Before DORA, financial institutions managed the main categories of operational risk mainly with the allocation of capital. Leaving the ICT Security Risk Management reside on general guidelines and principles rather than specific technical standards.

DORA regulation sets a universal framework for managing and mitigating risk and defines rules for the protection, detection, containment, recovery and repair capabilities, incident reporting and operational resilience testing against ICT-related incidents, harmonizing ICT Risk Management rules across EU.

DORA applies to all financial institutions in the EU. That includes traditional financial entities, such as banks, investment firms and credit institutions, and non-traditional entities, including crypto-asset service providers and crowdfunding platforms.

Notably, DORA also applies to some entities typically excluded from financial regulations. For example, third-party service providers that supply financial firms with ICT systems and services—like cloud service providers and data centers—must follow DORA requirements. DORA also covers firms that provide critical third-party information services, such as credit rating services and data analytics providers.

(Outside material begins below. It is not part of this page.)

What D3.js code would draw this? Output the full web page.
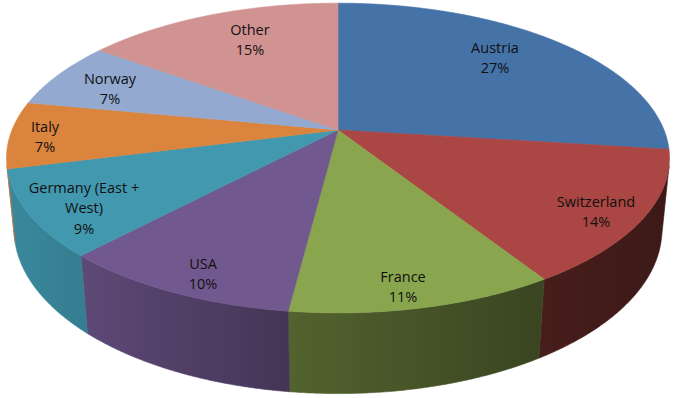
<!DOCTYPE html>
<html>
<head>
<meta charset="utf-8">
<script src="https://cdn.jsdelivr.net/npm/d3@7"></script>
<style>
  body { margin: 0; background: #fff; }
  .lbl { font-family: "Open Sans", sans-serif; font-size: 14.5px; fill: #111; }
</style>
</head>
<body>
<svg id="svg_pie" width="677" height="398"></svg>
<script>
const labels = ['Austria', 'Switzerland', 'France', 'USA', 'Germany (East + West)', 'Italy', 'Norway', 'Other']
const values = [27, 14, 11, 10, 9, 7, 7, 15]
const colors = ['#4572A7', '#AA4643', '#89A54E', '#71588F', '#4198AF', '#DB843D', '#93A9CF', '#D19392']

// where Excel dropped each label (centre of the text block), in px
const labelAnchor = [[495, 58], [596, 212], [403, 287], [203, 274], [84, 208], [45, 137], [110, 89], [250, 40]]

function drawPie() {
  const svg = d3.select('#svg_pie')

  // tilted disc seen in perspective
  const cx = 338, cy = 130
  const radiusPx = 330
  const squeezeX = 0.988
  const tilt = 27 * Math.PI / 180
  const rOverD = 0.203
  const depth = 0.245
  const sinT = Math.sin(tilt), cosT = Math.cos(tilt)

  const project = (phi, h) => {
    const fwd = -Math.cos(phi)
    const side = Math.sin(phi)
    const w = 1 - rOverD * cosT * fwd + rOverD * sinT * h
    return [cx + squeezeX * radiusPx * side / w, cy + radiusPx * (sinT * fwd + cosT * h) / w]
  }

  // side wall faces the camera between these angles
  const visEdge = Math.acos(-rOverD / cosT)
  const visFrom = visEdge, visTo = 2 * Math.PI - visEdge

  const arcs = d3.pie().sort(null).value(d => d)(values)

  const sample = (a0, a1, h) => {
    const n = Math.max(2, Math.ceil((a1 - a0) / (0.4 * Math.PI / 180)))
    return d3.range(n + 1).map(i => project(a0 + (a1 - a0) * i / n, h))
  }

  const shade = d3.scaleLinear()
    .domain([0, 80, 290, 545, 670])
    .range([0.9, 0.83, 0.6, 0.42, 0.35])
    .clamp(true)

  const defs = svg.append('defs')
  const wallGroup = svg.append('g')
  const topGroup = svg.append('g')

  arcs.forEach((d, i) => {
    const a0 = Math.max(d.startAngle, visFrom)
    const a1 = Math.min(d.endAngle, visTo)
    if (a0 >= a1) return
    const top = sample(a0, a1, 0)
    const bottom = sample(a0, a1, depth).reverse()
    const pts = top.concat(bottom)
    const xs = d3.extent(pts, p => p[0])
    const base = d3.rgb(colors[i])
    const grad = defs.append('linearGradient')
      .attr('id', 'wall' + i)
      .attr('gradientUnits', 'userSpaceOnUse')
      .attr('x1', xs[0]).attr('x2', xs[1]).attr('y1', 0).attr('y2', 0)
    d3.range(11).forEach(k => {
      const x = xs[0] + (xs[1] - xs[0]) * k / 10
      const f = shade(x)
      grad.append('stop')
        .attr('offset', k / 10)
        .attr('stop-color', d3.rgb(base.r * f, base.g * f, base.b * f).formatHex())
    })
    wallGroup.append('path')
      .attr('d', d3.line()(pts) + 'Z')
      .attr('fill', `url(#wall${i})`)
      .attr('stroke', `url(#wall${i})`)
      .attr('stroke-width', 0.6)
  })

  topGroup.selectAll('path')
    .data(arcs)
    .enter()
    .append('path')
    .attr('d', d => d3.line()([[cx, cy]].concat(sample(d.startAngle, d.endAngle, 0))) + 'Z')
    .attr('fill', (d, i) => colors[i])
    .attr('stroke', (d, i) => colors[i])
    .attr('stroke-width', 0.6)

  // labels, wrapped like Excel does
  const lineH = 20.5
  const labelGroup = svg.append('g')
  labels.forEach((name, i) => {
    const probe = labelGroup.append('text').attr('class', 'lbl')
    const words = name.split(' ')
    const lines = []
    let cur = ''
    words.forEach(w => {
      const test = cur ? cur + ' ' + w : w
      probe.text(test)
      if (probe.node().getComputedTextLength() > 125 && cur) {
        lines.push(cur)
        cur = w
      } else {
        cur = test
      }
    })
    lines.push(cur)
    probe.remove()
    lines.push(values[i] + '%')

    const [lx, ly] = labelAnchor[i]
    const y0 = ly - (lines.length - 1) * lineH / 2
    const t = labelGroup.append('text')
      .attr('class', 'lbl')
      .attr('text-anchor', 'middle')
    lines.forEach((ln, j) => {
      t.append('tspan')
        .attr('x', lx)
        .attr('y', y0 + j * lineH)
        .attr('dy', '0.35em')
        .text(ln)
    })
  })
}

drawPie()
</script>
</body>
</html>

DORA canonizes technical requirements for financial entities and ICT providers across five domains described below:

1. ICT risk management

Affected entities are expected to develop ICT Risk Management frameworks. This includes but is not limited to, map, identify and classify critical assets. Document dependencies between these assets and conduct risk assessments on their systems. Identification and classification of cyberthreats and documented processes to mitigate them should also be in place.

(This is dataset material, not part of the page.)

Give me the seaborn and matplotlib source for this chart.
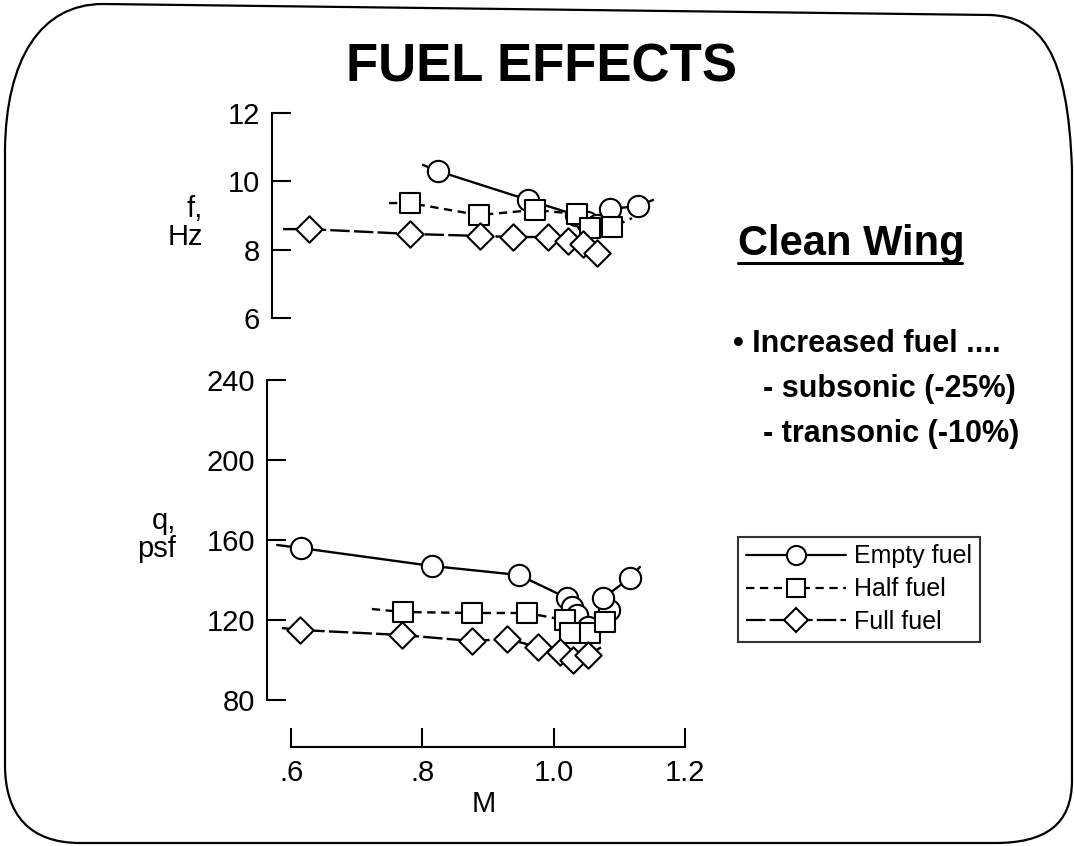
import matplotlib
matplotlib.use("Agg")
import matplotlib.pyplot as plt
import seaborn as sns
from matplotlib.lines import Line2D
from matplotlib.path import Path
from matplotlib.patches import PathPatch

# ---------------- data ----------------
# Frequency panel: Mach number and flutter frequency f (Hz)
f_empty_M = [0.824, 0.961, 1.034, 1.051, 1.066, 1.086, 1.128]
f_empty = [10.29, 9.45, 9.01, 8.81, 8.72, 9.19, 9.27]
f_half_M = [0.781, 0.886, 0.971, 1.035, 1.055, 1.089]
f_half = [9.36, 9.01, 9.16, 9.04, 8.63, 8.66]
f_full_M = [0.627, 0.781, 0.888, 0.938, 0.991, 1.022, 1.044, 1.066]
f_full = [8.60, 8.46, 8.40, 8.37, 8.37, 8.25, 8.17, 7.90]
# faired-curve end stubs (start, end)
f_empty_ends_M = [0.801, 1.151]
f_empty_ends = [10.47, 9.45]
f_half_ends_M = [0.749, 1.119]
f_half_ends = [9.36, 8.92]
f_full_ends_M = [0.588, 1.083]
f_full_ends = [8.60, 7.79]

# Dynamic pressure panel: Mach number and flutter q (psf)
q_empty_M = [0.615, 0.815, 0.947, 1.020, 1.028, 1.035, 1.052, 1.084, 1.075, 1.116]
q_empty = [156, 147, 142.5, 131, 126.5, 122.5, 116.5, 125, 131, 141]
q_half_M = [0.770, 0.876, 0.959, 1.017, 1.025, 1.055, 1.078]
q_half = [124, 123.5, 123.5, 120, 113.5, 113.5, 119]
q_full_M = [0.614, 0.769, 0.875, 0.929, 0.976, 1.009, 1.029, 1.052]
q_full = [115, 112.5, 109.5, 110.5, 106.5, 104, 100, 102.5]
q_empty_ends_M = [0.579, 1.131]
q_empty_ends = [157.5, 146.5]
q_half_ends_M = [0.723, 1.090]
q_half_ends = [125.5, 121]
q_full_ends_M = [0.586, 1.073]
q_full_ends = [116, 106.5]

series_labels = ["Empty fuel", "Half fuel", "Full fuel"]
f_ticks = [6, 8, 10, 12]
q_ticks = [80, 120, 160, 200, 240]
m_ticks = [0.6, 0.8, 1.0, 1.2]
m_tick_labels = [".6", ".8", "1.0", "1.2"]

# ---------------- styling ----------------
sns.set_theme(style="ticks")
plt.rcParams["font.family"] = ["Liberation Sans", "DejaVu Sans"]
plt.rcParams["lines.scale_dashes"] = False
for key in ("text.color", "axes.labelcolor", "xtick.color", "ytick.color",
            "axes.edgecolor"):
    plt.rcParams[key] = "black"

W, H = 1074, 846
fig = plt.figure(figsize=(W / 100, H / 100), dpi=100)
fig.patch.set_facecolor("white")

def fx(px):
    return px / W

def fy(py):
    return 1 - py / H

styles = [
    dict(ls="-", marker="o", s=235, ms=15.3),
    dict(ls=(0, (6, 4)), marker="s", s=205, ms=14.3),
    dict(ls=(0, (14, 3)), marker="D", s=180, ms=13.4),
]

# axes placed by pixel geometry of the reference
ax_f = fig.add_axes([fx(272), fy(318.3), (700 - 272) / W, 205.8 / H])
ax_q = fig.add_axes([fx(267), fy(700), (700 - 267) / W, 320 / H])
ax_f.set_xlim(0.6 + (272 - 291) / 657, 0.6 + (700 - 291) / 657)
ax_q.set_xlim(0.6 + (267 - 291) / 657, 0.6 + (700 - 291) / 657)
ax_f.set_ylim(6, 12)
ax_q.set_ylim(80, 240)

panels = [
    (ax_f, [(f_empty_M, f_empty, f_empty_ends_M, f_empty_ends),
            (f_half_M, f_half, f_half_ends_M, f_half_ends),
            (f_full_M, f_full, f_full_ends_M, f_full_ends)]),
    (ax_q, [(q_empty_M, q_empty, q_empty_ends_M, q_empty_ends),
            (q_half_M, q_half, q_half_ends_M, q_half_ends),
            (q_full_M, q_full, q_full_ends_M, q_full_ends)]),
]

for ax, sers in panels:
    for (Ms, vals, eM, ev), st in zip(sers, styles):
        lm = [eM[0]] + list(Ms) + [eM[1]]
        lv = [ev[0]] + list(vals) + [ev[1]]
        sns.lineplot(x=lm, y=lv, ax=ax, sort=False, estimator=None,
                     color="black", linewidth=1.7, linestyle=st["ls"], zorder=2)
        sns.scatterplot(x=Ms, y=vals, ax=ax, marker=st["marker"], s=st["s"],
                        color="white", edgecolor="black", linewidth=1.5, zorder=3)

for ax in (ax_f, ax_q):
    ax.set_facecolor("none")
    for side in ("top", "right"):
        ax.spines[side].set_visible(False)
    ax.spines["left"].set_linewidth(1.5)
    ax.spines["left"].set_color("black")
    ax.tick_params(axis="y", direction="in", length=14, width=1.5, pad=8.5,
                   labelsize=21, colors="black")
    ax.grid(False)

ax_f.spines["bottom"].set_visible(False)
ax_f.set_xticks([])
ax_f.set_yticks(f_ticks)
ax_f.set_yticklabels([str(t) for t in f_ticks])

ax_q.set_yticks(q_ticks)
ax_q.set_yticklabels([str(t) for t in q_ticks])
ax_q.spines["bottom"].set_position(("outward", 33.8))
ax_q.spines["bottom"].set_bounds(0.6, 1.2)
ax_q.spines["bottom"].set_linewidth(1.5)
ax_q.spines["bottom"].set_color("black")
ax_q.set_xticks(m_ticks)
ax_q.set_xticklabels(m_tick_labels)
ax_q.tick_params(axis="x", direction="in", length=14, width=1.5, pad=9,
                 labelsize=21, colors="black")
ax_q.set_xlabel("M", fontsize=21, labelpad=2, color="black")
ax_f.set_ylabel("")
ax_q.set_ylabel("")

fig.text(fx(203), fy(223), "f,\nHz", ha="right", va="center", fontsize=21,
         multialignment="right", linespacing=1.0)
fig.text(fx(176), fy(535), "q,\npsf", ha="right", va="center", fontsize=21,
         multialignment="right", linespacing=1.0)

# title and notes
fig.text(fx(541), fy(81), "FUEL EFFECTS", ha="center", va="baseline",
         fontsize=38, fontweight="bold")
fig.text(fx(738), fy(255), "Clean Wing", ha="left", va="baseline",
         fontsize=30, fontweight="bold")
fig.add_artist(Line2D([fx(738), fx(962)], [fy(263), fy(263)], color="black",
                      lw=2.2, transform=fig.transFigure))
fig.text(fx(733), fy(352), "\u2022 Increased fuel ....", ha="left", va="baseline",
         fontsize=22, fontweight="bold")
fig.text(fx(763), fy(397), "- subsonic (-25%)", ha="left", va="baseline",
         fontsize=22, fontweight="bold")
fig.text(fx(763), fy(442), "- transonic (-10%)", ha="left", va="baseline",
         fontsize=22, fontweight="bold")

# legend
handles = [Line2D([], [], color="black", lw=1.6, ls=st["ls"], marker=st["marker"],
                  ms=st["ms"] * 0.9, mfc="white", mec="black", mew=1.5)
           for st in styles]
leg = fig.legend(handles, series_labels, loc="upper left",
                 bbox_to_anchor=(fx(738), fy(537)), frameon=True, fancybox=False,
                 edgecolor="black", fontsize=18, handlelength=4.0,
                 handletextpad=0.35, labelspacing=0.35, borderpad=0.3,
                 borderaxespad=0)
leg.get_frame().set_linewidth(1.5)
leg.get_frame().set_facecolor("white")

# slide border
def P(x, y):
    return (fx(x), fy(y))

verts = [P(103, 4), P(990, 15),
         P(1040, 17), P(1068, 50), P(1072, 170),
         P(1072, 780),
         P(1072, 825), P(1045, 843), P(995, 843),
         P(80, 843),
         P(30, 843), P(5, 815), P(5, 765),
         P(5, 150),
         P(6, 60), P(40, 4), P(103, 4)]
codes = [Path.MOVETO, Path.LINETO,
         Path.CURVE4, Path.CURVE4, Path.CURVE4,
         Path.LINETO,
         Path.CURVE4, Path.CURVE4, Path.CURVE4,
         Path.LINETO,
         Path.CURVE4, Path.CURVE4, Path.CURVE4,
         Path.LINETO,
         Path.CURVE4, Path.CURVE4, Path.CURVE4]
fig.add_artist(PathPatch(Path(verts, codes), facecolor="none", edgecolor="black",
                         lw=1.6, transform=fig.transFigure))

fig.savefig("out.png", dpi=100, facecolor="white")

2. Incident response and reporting

Affected entities are required to canonize ICT systems monitoring, logging and incident reporting. Severe and critical incidents should be reported to both regulators and affected clients and partners. Reports should be formed during all stages of the incident mitigation; an initial report for notification to concerned authorities, an intermediate report describing action towards resolving and a final report analyzing root cause and resolution of the incident.

3. Digital operational resilience testing

Entities must set their own ICT systems testing on a regular basis to identify new or existing vulnerabilities and reevaluate their systems resiliency against common or new threats.

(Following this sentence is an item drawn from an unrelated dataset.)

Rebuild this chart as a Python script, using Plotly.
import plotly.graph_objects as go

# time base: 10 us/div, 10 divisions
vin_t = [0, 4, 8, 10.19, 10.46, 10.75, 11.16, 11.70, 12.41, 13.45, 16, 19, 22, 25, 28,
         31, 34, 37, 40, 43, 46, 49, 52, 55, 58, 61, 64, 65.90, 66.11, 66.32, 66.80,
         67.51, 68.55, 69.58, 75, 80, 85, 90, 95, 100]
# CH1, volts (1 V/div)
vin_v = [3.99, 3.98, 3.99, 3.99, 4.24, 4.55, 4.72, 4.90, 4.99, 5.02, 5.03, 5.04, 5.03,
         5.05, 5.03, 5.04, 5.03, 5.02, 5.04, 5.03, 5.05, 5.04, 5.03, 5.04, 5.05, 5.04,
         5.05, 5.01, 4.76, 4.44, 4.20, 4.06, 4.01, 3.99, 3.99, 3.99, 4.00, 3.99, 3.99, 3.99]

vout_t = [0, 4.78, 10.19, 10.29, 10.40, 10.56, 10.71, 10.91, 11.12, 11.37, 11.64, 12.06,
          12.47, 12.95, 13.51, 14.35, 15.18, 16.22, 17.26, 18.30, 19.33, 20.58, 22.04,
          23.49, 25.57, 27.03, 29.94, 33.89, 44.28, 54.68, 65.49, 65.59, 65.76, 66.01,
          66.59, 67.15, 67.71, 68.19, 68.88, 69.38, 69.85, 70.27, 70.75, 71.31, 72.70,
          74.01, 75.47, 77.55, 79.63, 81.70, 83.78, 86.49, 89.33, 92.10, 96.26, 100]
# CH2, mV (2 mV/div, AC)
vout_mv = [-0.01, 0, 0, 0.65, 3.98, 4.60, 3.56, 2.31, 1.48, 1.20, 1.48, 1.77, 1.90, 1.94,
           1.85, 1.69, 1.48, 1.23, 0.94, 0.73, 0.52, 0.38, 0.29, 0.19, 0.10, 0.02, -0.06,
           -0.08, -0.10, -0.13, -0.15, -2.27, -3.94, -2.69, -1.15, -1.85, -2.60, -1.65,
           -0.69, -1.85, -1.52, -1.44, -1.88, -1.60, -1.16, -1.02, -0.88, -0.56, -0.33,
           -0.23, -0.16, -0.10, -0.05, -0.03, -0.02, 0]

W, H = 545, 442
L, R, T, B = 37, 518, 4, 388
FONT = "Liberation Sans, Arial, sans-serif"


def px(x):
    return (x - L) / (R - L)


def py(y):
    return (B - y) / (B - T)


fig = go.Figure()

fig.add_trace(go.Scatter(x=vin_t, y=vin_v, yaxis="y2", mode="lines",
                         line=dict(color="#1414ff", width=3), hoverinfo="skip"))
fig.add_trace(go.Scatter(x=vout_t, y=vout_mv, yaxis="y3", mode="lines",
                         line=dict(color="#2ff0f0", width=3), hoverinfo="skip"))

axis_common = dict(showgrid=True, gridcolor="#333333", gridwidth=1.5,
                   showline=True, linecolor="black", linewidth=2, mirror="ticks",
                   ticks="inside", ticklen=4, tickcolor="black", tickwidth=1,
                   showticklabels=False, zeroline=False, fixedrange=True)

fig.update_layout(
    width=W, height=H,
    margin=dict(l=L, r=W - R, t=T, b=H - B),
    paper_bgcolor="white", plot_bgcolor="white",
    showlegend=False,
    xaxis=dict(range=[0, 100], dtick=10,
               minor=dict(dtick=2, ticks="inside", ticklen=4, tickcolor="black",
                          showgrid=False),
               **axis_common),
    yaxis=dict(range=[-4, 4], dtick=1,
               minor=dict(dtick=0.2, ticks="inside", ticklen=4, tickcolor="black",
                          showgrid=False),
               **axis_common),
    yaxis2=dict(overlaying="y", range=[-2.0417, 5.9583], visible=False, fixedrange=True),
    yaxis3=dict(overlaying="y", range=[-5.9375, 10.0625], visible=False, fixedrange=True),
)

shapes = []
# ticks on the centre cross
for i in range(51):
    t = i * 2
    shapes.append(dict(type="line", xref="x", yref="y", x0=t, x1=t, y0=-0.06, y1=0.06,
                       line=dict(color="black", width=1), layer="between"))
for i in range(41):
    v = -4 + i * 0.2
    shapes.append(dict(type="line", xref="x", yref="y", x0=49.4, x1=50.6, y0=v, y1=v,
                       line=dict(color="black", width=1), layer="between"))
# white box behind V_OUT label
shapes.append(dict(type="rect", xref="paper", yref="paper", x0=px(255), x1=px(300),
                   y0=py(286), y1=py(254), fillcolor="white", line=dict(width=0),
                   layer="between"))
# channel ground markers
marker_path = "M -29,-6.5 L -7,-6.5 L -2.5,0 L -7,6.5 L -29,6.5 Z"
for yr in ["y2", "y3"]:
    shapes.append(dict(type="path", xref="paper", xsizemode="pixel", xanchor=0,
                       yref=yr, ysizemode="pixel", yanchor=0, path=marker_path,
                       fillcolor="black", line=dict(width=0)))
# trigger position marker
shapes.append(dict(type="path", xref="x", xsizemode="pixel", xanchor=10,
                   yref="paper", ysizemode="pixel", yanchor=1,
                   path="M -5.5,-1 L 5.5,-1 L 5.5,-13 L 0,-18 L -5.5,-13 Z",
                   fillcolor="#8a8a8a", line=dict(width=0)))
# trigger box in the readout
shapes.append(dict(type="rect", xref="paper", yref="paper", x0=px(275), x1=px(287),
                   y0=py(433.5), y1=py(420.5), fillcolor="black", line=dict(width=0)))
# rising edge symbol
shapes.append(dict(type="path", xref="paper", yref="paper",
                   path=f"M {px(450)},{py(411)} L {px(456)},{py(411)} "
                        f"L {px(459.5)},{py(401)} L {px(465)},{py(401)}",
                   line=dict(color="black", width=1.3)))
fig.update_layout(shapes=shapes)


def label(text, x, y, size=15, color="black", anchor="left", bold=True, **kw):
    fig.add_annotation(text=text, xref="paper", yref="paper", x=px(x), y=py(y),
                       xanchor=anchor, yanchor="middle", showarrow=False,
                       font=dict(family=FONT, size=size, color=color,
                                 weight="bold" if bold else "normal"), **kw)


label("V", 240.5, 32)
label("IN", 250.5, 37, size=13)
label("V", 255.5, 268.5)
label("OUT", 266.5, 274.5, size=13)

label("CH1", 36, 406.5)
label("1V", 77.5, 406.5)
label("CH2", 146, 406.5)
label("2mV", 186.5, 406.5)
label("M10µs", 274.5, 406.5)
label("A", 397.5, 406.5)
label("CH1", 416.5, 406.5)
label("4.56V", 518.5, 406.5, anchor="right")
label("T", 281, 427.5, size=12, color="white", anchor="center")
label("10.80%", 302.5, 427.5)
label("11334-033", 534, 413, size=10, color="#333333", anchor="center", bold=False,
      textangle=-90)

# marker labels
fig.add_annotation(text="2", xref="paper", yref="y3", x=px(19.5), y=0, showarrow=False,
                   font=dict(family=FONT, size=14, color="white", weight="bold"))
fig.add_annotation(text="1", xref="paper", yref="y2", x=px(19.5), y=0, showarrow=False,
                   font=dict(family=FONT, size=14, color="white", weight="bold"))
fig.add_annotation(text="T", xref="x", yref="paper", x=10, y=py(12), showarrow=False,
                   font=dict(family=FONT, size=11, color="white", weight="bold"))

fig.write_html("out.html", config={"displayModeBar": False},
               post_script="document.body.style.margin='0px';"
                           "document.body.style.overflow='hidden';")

Vulnerability assessments should be executed once a year from covered entities, whereas financial entities are also enforced to undergo Penetration Testings, with the participation of all critical ICT providers, every three years. Technical standards and procedures describing Penetration testing are yet to be announced.

4. Third-party risk management

DORA regulation also applies to ICT providers of the financial sector. It establishes a framework for critical ICT third-party risks

DORA aims to provide to the financial companies the ability to effectively monitor risks posed by ICT third party providers in detail, such as a full service level description and indication of locations where critical data is held. 

5. Information Sharing

As the cyberthreats in the financial sector affects multiple financial companies, DORA empowers entities to participate on threat intelligence sharing arrangements according to specific guidelines. This participation enhances the ICT  risk awareness, minimizes ICT threats ability to spread and prepares entities to develop detection and defensive mechanisms and recovery strategies.